Cathedral, Alcázar and Archivo de Indias – Seville
In the heart of Seville lies these three buildings which form a magnificent monumental complex to behold. The architectural wonder of the Cathedral and Alcázar are evidence of the Almohad and Christian Andalusian civilizations during the Reconquest of 1248 to the 16th Century. The great Giralda tower is one of the most treasured masterpieces of Almohad architecture; the ancient Lonja, which became the Archivo de Indias, houses valuable documents; while in the Cathedral rests the tomb of Christopher Columbus.
Historic Centre of Córdoba
The historic centre of Córdoba’s conserved medieval plan of squares, promenades, ornamental lakes, and magnificent gardens, together with its unique monuments, are a reminder of the different periods in the city’s history. From Roman vestiges, Moorish minarets, Jewish synagogue, to the various Christian memorials, it is ‘an historical ensemble of extraordinary value’ situated on the banks of the Guadalquivir River.
The Royal Palace – Madrid
Holding Spain’s state ceremonies, official banquets, and other stately affairs, the Royal Palace is built on the site of a ninth-century Alcázar. The Palacio Real is Madrid’s largest and arguably most beautiful building, and is also the largest royal palace in Western Europe. Inside, the palace harbours furniture, tapestries, paintings and ceramics, as well as important works of art and frescos by Tiépolo. The works of Velázquez, Goya, Giordano and Mengs can also be found here amongst the dozens of valuable tapestries and paintings.

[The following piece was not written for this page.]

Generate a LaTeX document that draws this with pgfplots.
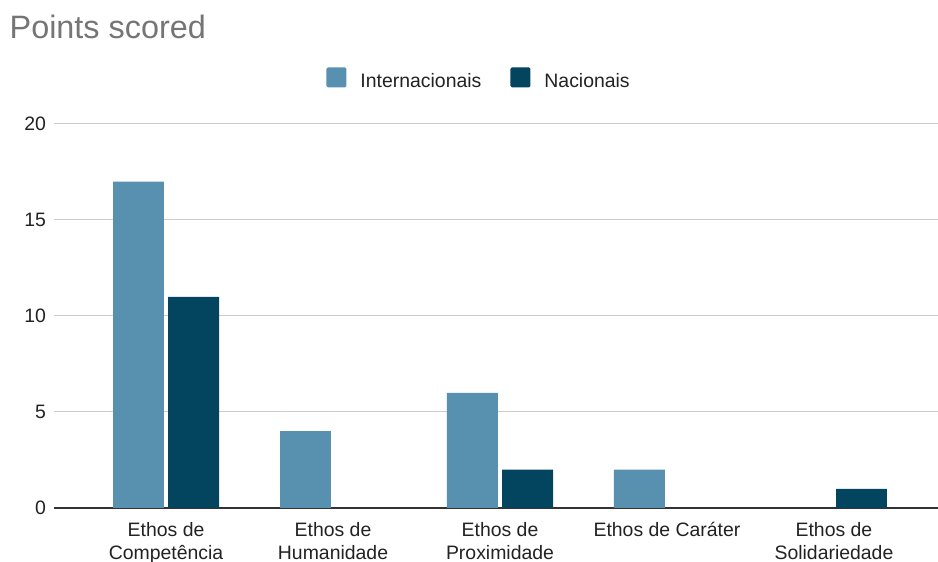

Roman Underground Ruins of Barcelona
The subterranean ruins of crumbling walls, chipped stone columns and mosaic floors amidst rugged walkways and alleys make up the ancient chambers, streets, and squares within Barcelona’s City History Museum. Lying beneath the Plaҫa del Rei, it is also known as the most extensive and comprehensive underground Roman ruins in the world. They date back to the 1st and 6th centuries and were once buildings which shows aspects of everyday Roman life, including a factory that prepared fish, a wine-making facility, baths, and pits that once served as dyeing and laundering centres.
Perched on a plateau in the province of Málaga, Ronda is a spectacular town with a dramatic setting. It is named aptly (Ronda means ‘surrounded’ by mountains) thanks to the Serranía de Ronda which encircles it. Established in the 9th century BC, Ronda is one of Spain’s oldest towns and was a favourite with the Romantics of the late 19th century including Ernest Hemingway and Orson Welles. You can savour unparalleled views of the Serranía de Ronda mountains from the 18th century Puente Nuevo ‘new’ bridge, which straddles the 100m chasm of the El Tajo gorge below.
Rock of Gibraltar
With Africa on one horizon, the Mediterranean and the Atlantic on the other, and Europe at your feet, you will feel on top of the world atop the Rock of Gibraltar. The 426m journey to the top (the Upper Rock Nature Reserve) rewards you with breath-taking views of Spain’s Costa del Sol and panoramic views of quays, marinas and bays which make up the city below. The Upper Rock Nature Reserve gives access to must-see sites, including the Moorish Castle, WWII Tunnels, the Great Siege Tunnels, Apes’ Den, St Michael’s Cave and the Mediterranean Steps.
Historic Centre of Toledo
Toledo has a history of tolerance that saw Christians, Muslims and Jews live together for hundreds of years – a rarity for this part of Western Europe. It also holds a monumental heritage of several historic civilizations which can be seen through the circus and aqueduct left by the Romans, the Visigoths remains of the city walls, the Puerta Vieja de Bisagra left by the Emirate of Córdoba, as well as Jewish monuments and 15th-16th century constructions. The looming Cathedral that marks the centre of the city was built on top of a mosque which was in turn built on top of a church. Toledo’s narrow, winding cobbled streets and ancient buildings makes it one of the most significant cities in Spanish history.